花巻東ベンチでは感極まって泣きながら声援を送る選手もいる中、高校通算140本塁打の3番・佐々木麟太郎はバッティンググローブをはめ、バットを握りしめながら打順が回ってくることを祈っていた。

その後も後続の打者が執念でつなぎ、2死を取られながら4点を返してついにこの回9人目の打者となる佐々木麟太郎が打席へ。大会注目のスラッガーは甲子園に来てから計6安打を放っていたものの、この日は無安打。仲間が必死につないで作った大チャンスに燃えないはずがなかった。

しかし、結果は一、二塁間を抜けそうなセカンドゴロ。微妙なタイミングで一塁へヘッドスライディングした佐々木は両手を広げてセーフをアピールしたが、塁審の右手は残酷にもアウトを告げた。

1回戦で宇部鴻城(山口)を4-1、2回戦でクラーク国際(北北海道)を2-1、3回戦で智弁学園(奈良)を5-2で下した花巻東の熱い夏は終了。史上最多のアーチを架けたスラッガーは、最後の甲子園で16打数6安打の打率.375をマークしたもののノーアーチのまま聖地を去った。

ユニフォームに染み込む悔し涙が伝統を作る

近年、躍進目覚ましい岩手県勢を引っ張っているのが花巻東だ。菊池雄星(現ブルージェイズ)を擁してセンバツ準優勝したのが2009年。同年夏は準決勝で、堂林翔太(現広島)を擁して優勝した中京大中京(愛知)に敗れた。

大谷翔平(現エンゼルス)が唯一の甲子園出場を果たした2012年センバツは初戦で大阪桐蔭に敗退。藤浪晋太郎(現オリオールズ)から本塁打を放ったものの試合は2-9で完敗し、大阪桐蔭は春夏連覇を果たした。

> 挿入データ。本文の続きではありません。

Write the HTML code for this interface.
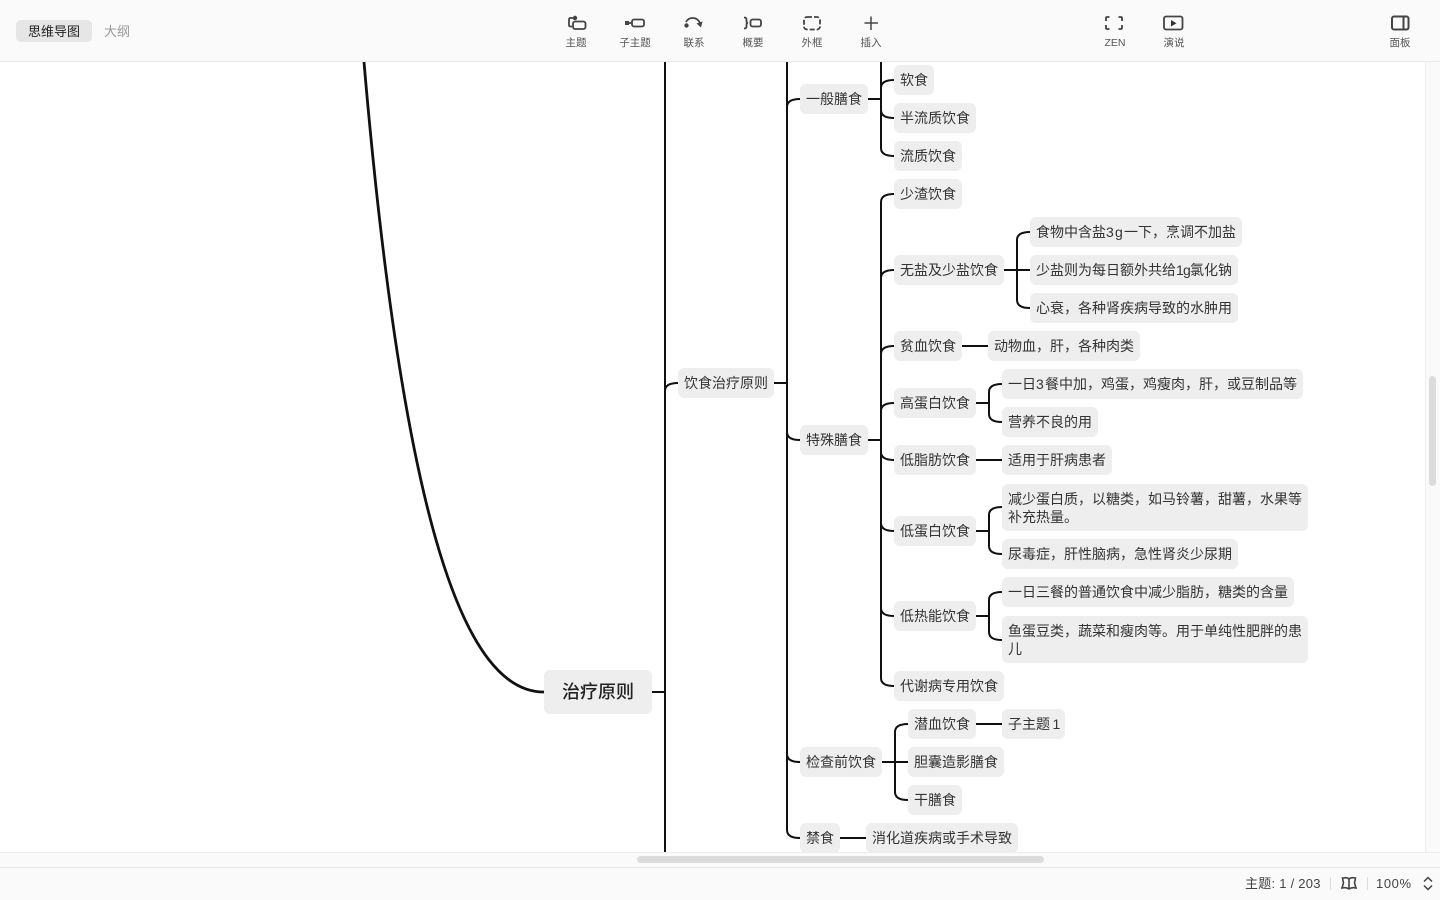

2015年夏も3回戦で、準優勝した仙台育英に3-4で敗退。2018年センバツでは準々決勝で、同年に2度目の春夏連覇を達成する大阪桐蔭に敗れた。

そして今年…。花巻東の前にはいつも強敵が出現し、全国トップレベルの実力を見せつけていく。

しかし、先輩が流した悔し涙は確実に受け継がれ、それが染み込んだユニフォームが伝統を作っていくのは間違いない。菊池雄星でも、大谷翔平でも、佐々木麟太郎でも成し遂げられなかった全国制覇は、いつかきっと後輩たちがつかみ取るだろう。